In celebration of Halloween and the month of October, the YOMYOMF Network on YouTube will present a special anthology of horror short films directed by some of Asia’s top horror directors. The hand-picked directors will be crafting eerie tales influenced by urban legends, local ghost stories, and ancient traditions that make the Asian horror genre a prominent staple in modern cinema, yet translate universally through the horror genre. Entitled SILENT TERROR, this special series will have a common thread that creates an interesting obstacle for each director to tell their scary tale: no dialogue.
The second episode, DOUBLE from Malaysian director Woo Ming Jin, was just posted. You can view it, as well as other SILENT TERROR episodes here.

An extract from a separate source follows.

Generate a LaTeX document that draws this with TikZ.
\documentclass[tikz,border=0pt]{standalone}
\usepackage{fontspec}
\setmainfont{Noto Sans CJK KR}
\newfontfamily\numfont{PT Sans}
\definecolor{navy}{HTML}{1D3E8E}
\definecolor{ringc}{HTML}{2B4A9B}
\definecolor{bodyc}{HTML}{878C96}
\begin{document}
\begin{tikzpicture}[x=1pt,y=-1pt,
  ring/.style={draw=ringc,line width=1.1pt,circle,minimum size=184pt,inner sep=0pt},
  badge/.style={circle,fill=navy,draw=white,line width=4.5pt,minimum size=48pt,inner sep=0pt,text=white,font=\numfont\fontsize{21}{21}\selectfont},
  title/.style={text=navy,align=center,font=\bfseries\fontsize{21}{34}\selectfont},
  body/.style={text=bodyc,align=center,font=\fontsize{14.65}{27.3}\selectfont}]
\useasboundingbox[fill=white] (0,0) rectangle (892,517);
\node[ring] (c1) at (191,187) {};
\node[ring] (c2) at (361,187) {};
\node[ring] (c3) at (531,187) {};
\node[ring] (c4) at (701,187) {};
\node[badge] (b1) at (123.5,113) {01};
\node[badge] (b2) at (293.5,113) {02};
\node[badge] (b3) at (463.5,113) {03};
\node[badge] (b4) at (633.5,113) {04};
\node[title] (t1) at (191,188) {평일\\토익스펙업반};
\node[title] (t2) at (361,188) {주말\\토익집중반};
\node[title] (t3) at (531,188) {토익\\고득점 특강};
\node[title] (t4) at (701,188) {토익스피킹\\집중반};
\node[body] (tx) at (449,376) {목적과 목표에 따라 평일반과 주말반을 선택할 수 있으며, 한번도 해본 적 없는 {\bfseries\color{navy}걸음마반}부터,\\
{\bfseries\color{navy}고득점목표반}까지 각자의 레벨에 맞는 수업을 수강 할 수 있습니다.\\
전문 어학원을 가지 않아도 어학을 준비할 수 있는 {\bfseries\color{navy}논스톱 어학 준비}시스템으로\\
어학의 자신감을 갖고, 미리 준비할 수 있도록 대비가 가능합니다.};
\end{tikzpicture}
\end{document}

Or, watch it right now:
1. How did you come up with the concept for DOUBLE?
The idea for the film came up while my producer and I were watching Kubrick’s THE SHINING. I wanted to make an existential horror film that played within the genre conventions but with a little difference. Most horror films are shot at night or in darkness. I wanted to make a film whose primary color was white, and in daylight. So we conceived the idea of a girl living in a strange house with her mother, whom she wanted to kill. I see DOUBLE as a meta-existential horror film. I guess I wanted to have some fun.
2. Was there any difficulty in the planning and execution of this film?

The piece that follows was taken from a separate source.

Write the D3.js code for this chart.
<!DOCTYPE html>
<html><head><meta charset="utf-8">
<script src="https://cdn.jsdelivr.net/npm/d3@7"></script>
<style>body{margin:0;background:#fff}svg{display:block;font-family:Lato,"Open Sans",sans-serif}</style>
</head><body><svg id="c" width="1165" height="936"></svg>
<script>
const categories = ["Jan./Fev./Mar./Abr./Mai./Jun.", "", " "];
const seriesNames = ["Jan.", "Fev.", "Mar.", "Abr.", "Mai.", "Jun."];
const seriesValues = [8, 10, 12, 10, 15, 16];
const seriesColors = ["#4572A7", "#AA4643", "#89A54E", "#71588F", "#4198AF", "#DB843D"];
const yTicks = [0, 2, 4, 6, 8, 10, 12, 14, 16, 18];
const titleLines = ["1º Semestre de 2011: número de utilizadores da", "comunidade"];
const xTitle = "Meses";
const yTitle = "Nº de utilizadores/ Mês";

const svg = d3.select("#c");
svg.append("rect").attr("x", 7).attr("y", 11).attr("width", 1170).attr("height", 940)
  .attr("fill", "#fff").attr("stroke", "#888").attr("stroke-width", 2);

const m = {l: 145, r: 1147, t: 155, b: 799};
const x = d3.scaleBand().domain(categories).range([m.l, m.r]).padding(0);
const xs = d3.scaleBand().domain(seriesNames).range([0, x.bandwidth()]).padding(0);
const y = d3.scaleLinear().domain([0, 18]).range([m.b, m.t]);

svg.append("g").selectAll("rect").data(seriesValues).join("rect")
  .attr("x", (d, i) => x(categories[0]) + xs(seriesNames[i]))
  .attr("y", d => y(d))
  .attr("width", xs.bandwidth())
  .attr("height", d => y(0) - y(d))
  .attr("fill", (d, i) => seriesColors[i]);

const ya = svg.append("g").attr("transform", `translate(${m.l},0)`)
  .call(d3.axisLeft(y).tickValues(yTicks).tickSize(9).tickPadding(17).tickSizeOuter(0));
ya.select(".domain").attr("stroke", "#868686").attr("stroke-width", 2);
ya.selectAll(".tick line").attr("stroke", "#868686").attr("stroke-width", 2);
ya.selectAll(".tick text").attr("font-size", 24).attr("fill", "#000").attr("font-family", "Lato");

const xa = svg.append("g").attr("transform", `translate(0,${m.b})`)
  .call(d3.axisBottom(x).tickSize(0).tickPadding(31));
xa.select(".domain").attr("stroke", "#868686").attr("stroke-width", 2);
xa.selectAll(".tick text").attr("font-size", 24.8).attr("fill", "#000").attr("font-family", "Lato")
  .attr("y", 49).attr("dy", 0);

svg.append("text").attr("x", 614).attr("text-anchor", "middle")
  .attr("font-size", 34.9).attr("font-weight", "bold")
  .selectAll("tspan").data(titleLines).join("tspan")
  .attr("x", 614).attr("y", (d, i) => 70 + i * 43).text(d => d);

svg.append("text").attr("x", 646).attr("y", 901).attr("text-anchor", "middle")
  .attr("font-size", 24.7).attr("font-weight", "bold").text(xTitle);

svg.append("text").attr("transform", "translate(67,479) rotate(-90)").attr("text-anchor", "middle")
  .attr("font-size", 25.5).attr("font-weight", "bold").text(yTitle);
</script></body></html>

Just the usual stuff. We wanted to cast 2 actresses who sort of looked alike, so one could play an older version of the other. Outside of that, the filming went pretty smoothly as it was contained a few sets.
3. What horror films inspired you when you were growing up?

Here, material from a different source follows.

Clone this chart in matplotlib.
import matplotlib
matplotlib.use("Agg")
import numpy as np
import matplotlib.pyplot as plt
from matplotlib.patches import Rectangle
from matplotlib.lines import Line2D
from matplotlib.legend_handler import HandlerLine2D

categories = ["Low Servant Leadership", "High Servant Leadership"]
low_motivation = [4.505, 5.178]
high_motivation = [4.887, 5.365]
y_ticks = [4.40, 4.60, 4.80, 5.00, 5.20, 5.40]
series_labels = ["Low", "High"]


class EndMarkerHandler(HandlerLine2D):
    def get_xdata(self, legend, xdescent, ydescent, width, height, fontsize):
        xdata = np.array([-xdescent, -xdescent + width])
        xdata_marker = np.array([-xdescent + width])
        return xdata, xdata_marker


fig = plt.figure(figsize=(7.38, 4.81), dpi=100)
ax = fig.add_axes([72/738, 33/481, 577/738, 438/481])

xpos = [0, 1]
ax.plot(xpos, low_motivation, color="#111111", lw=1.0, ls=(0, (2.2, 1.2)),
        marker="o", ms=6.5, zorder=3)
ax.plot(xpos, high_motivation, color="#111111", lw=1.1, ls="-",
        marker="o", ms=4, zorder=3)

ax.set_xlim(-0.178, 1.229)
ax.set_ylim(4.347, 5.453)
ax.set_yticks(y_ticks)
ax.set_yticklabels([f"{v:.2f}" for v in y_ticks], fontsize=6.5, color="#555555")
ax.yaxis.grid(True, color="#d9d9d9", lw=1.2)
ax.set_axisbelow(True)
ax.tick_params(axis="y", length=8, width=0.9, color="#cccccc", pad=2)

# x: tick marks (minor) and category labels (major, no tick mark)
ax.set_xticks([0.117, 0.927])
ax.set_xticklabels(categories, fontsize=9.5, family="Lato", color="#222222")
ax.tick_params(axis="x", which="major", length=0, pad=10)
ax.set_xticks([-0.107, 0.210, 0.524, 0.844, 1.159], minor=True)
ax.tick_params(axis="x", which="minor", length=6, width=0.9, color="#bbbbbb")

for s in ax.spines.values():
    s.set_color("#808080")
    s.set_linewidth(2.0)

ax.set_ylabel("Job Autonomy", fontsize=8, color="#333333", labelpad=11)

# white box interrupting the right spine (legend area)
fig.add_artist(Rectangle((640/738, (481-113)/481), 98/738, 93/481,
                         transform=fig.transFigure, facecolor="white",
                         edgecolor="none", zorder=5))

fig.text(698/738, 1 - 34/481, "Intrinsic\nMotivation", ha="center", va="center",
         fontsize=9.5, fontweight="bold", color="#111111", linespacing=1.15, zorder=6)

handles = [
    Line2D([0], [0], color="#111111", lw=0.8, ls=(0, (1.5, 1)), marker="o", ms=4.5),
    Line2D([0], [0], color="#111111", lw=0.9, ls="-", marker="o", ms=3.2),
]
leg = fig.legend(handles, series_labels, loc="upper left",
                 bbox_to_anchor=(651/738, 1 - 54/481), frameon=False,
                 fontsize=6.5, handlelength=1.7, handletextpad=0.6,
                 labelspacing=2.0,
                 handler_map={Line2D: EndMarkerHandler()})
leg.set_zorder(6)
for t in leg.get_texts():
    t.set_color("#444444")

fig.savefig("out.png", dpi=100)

Definitely THE EXORCIST, and some B movies like THE FOG and THE INCREDIBLE MELTING MAN. I saw them when i was very young and it traumatized me for a long time, but I guess that meant the movies were effective.
4. You’re known for your arthouse films that have premiered at prestigious film festivals like Cannes and Venice. Why move forward to more genre fare?
I’m interested in cinema as a whole. I know I’m known for artier films, but I’m interested in exploring other genres, particularly the thriller/horror genres. I’ve always had a fascination with slasher and monster flicks, it’s sort of my guilty pleasure. Well, I like watching those kind of movies, and as a filmmaker, why not try to make them?
5. What do you think is the state of Asian horror films, especially coming out of Malaysia?
We have many, many horror films coming out of the country, too many in fact. I think it’s time for our country to make higher quality films rather than just glut the market with similar looking content. I’ll do my part in that regard.
About Woo Ming Jin
Woo Ming Jin is an award winning director from Malaysia, with his films debuting in some of the most prominent film festivals in the world. His first film MONDAY MORNING GLORY (2005) screened at the Berlin Forum and Locarno Film Festival, while his second, ELEPHANT AND THE SEA (2007), won awards in Torino, Cinema Digital Seoul, Portugal and Spain. THE TIGER FACTORY (2010), only the third film in Malaysian history to be selected to the Cannes Film Festival, premiered at the Director’s Fortnight.